Modern touches, old school soul

Visually, the updates remain restrained. New 3+3 LED matrix headlights sharpen the front end without disturbing the Giulia and Stelvio’s recognisable silhouettes. The aim is evolution, not reinvention.

Under the surface, the formula stays faithful to enthusiast values. Rear biased dynamics in the Giulia. All wheel drive traction in the Stelvio. A soundtrack that rises from cultured burble to metallic snarl as the revs climb.

This return comes against the backdrop of Stellantis pushing hard towards electrification. The reintroduction of these models in Europe feels like a final window for purists who understand that the next generation may well arrive in near silence.

A calculated farewell

There is strategy behind the romance. Alfa Romeo raises prices and limits availability, turning these Quadrifoglio variants into instant collectibles. They no longer compete on volume with Volkswagen or Toyota. Instead, they position themselves as emotional alternatives to increasingly digital rivals such as the BMW M range.

For enthusiasts who find modern performance cars overly sanitised, the Giulia and Stelvio Quadrifoglio offer something refreshingly analogue in spirit, even if the technology underneath remains sophisticated.

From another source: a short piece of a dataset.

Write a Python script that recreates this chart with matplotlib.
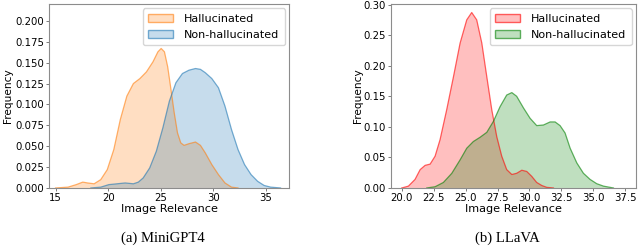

Ownership, of course, is not cheap. Service costs reflect the Ferrari flavoured engineering. Yet as high performance petrol engines edge towards extinction, residual values may prove more resilient than many expect.

On roads dominated by muted crossovers and efficient diesels, the Alfa V6 becomes a statement. Not just of speed, but of intent.

Alfa Romeo sends its finest sons back onto European tarmac, not to rewrite the future, but to bow out on their own terms.